Collected material |
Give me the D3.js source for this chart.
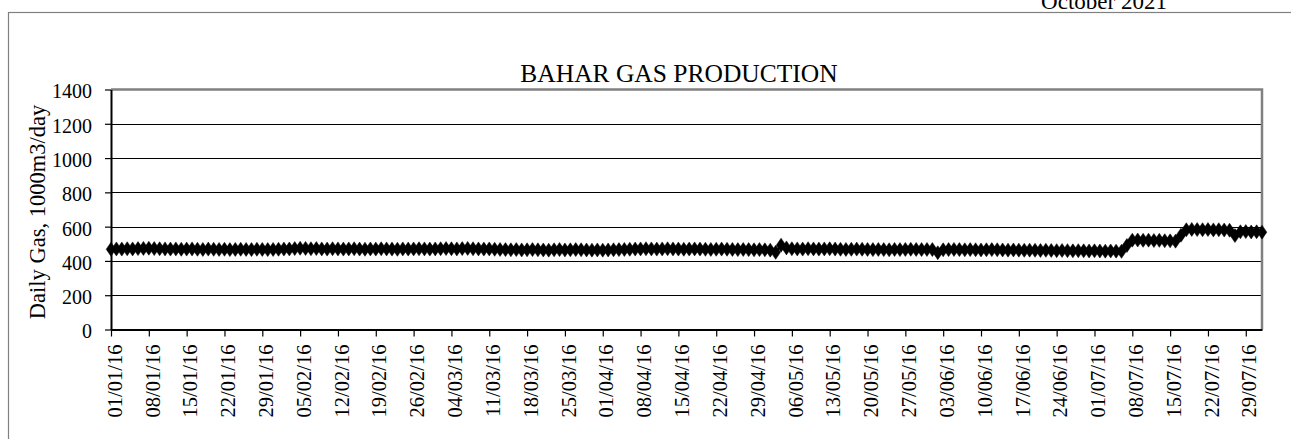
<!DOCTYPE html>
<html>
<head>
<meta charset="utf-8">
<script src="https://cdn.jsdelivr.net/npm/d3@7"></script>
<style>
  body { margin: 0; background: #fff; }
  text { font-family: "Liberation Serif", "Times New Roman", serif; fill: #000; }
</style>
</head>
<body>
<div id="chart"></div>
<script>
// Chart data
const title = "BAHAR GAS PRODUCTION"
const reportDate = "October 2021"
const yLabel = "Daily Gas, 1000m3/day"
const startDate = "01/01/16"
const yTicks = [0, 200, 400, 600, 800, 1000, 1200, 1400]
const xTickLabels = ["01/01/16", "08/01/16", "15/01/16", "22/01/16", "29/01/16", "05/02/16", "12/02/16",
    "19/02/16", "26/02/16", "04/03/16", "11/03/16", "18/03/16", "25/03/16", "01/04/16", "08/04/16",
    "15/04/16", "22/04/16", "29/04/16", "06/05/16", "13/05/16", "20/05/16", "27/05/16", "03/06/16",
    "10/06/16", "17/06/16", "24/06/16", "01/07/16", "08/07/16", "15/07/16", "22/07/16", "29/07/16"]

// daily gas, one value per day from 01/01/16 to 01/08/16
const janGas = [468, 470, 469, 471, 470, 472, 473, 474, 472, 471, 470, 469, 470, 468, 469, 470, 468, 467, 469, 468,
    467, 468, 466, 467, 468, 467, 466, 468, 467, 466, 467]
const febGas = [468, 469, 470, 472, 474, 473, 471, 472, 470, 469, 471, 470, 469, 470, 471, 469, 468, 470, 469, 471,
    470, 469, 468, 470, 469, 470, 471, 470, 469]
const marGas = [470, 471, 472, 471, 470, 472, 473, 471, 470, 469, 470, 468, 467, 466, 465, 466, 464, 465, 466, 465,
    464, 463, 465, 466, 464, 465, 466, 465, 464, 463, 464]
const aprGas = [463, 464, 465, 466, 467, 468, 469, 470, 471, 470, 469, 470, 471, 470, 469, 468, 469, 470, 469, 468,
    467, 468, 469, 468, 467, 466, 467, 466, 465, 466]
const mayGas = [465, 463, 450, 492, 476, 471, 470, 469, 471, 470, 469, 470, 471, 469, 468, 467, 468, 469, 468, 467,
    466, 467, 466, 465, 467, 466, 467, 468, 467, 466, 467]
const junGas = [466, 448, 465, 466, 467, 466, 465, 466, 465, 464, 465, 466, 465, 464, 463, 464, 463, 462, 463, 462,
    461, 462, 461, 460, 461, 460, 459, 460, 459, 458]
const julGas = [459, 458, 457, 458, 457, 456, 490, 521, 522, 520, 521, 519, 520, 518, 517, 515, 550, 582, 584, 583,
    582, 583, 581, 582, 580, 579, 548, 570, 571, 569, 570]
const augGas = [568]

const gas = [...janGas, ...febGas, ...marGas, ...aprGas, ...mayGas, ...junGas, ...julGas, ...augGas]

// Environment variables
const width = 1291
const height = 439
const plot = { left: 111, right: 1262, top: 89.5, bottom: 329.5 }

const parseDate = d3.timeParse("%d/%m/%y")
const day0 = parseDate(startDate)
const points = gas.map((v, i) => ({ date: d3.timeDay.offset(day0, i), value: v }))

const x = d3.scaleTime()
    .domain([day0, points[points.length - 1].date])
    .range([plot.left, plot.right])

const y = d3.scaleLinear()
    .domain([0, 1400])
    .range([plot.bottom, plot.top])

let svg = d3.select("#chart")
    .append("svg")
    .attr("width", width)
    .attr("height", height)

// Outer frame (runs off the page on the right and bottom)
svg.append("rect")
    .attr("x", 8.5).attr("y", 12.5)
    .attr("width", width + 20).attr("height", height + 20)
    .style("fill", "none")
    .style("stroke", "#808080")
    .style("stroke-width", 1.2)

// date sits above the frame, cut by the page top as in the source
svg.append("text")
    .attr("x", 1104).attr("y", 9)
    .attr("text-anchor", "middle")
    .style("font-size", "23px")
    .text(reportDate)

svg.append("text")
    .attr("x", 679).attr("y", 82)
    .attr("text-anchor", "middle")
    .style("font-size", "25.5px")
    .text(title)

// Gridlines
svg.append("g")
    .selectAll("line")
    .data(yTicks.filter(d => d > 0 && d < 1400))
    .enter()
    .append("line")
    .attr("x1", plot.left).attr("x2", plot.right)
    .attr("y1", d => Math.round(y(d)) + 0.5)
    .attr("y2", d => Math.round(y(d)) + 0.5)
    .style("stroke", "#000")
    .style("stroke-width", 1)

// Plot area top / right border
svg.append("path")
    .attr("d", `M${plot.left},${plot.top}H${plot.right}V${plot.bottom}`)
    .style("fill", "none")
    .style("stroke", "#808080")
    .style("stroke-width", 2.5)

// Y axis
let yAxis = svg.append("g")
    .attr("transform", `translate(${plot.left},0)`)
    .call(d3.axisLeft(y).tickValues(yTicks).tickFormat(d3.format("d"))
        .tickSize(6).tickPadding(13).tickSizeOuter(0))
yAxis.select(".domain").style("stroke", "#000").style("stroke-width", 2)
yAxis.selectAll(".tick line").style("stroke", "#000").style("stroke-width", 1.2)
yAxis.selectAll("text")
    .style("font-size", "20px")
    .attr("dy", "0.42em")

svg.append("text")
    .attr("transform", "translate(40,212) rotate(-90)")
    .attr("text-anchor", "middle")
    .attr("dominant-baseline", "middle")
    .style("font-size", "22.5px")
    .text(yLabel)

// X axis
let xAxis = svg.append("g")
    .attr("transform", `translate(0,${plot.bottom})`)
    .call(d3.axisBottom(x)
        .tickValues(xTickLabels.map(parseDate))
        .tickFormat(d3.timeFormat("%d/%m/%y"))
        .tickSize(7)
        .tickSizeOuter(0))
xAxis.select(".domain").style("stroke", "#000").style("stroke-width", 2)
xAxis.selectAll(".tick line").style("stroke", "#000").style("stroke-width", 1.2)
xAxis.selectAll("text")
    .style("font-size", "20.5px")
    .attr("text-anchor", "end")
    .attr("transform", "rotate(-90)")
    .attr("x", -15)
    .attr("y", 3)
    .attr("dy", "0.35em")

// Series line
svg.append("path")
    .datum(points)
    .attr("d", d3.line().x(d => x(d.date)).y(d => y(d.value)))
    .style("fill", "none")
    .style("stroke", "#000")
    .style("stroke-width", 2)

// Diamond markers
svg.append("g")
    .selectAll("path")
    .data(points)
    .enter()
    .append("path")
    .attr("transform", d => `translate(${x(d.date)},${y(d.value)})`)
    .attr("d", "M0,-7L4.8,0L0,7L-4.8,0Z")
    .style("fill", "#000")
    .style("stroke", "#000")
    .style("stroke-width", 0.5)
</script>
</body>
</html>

What to do | Check each line in the listing above for the string "source", then report how many lines contain it, with no other text.

Task solution | 2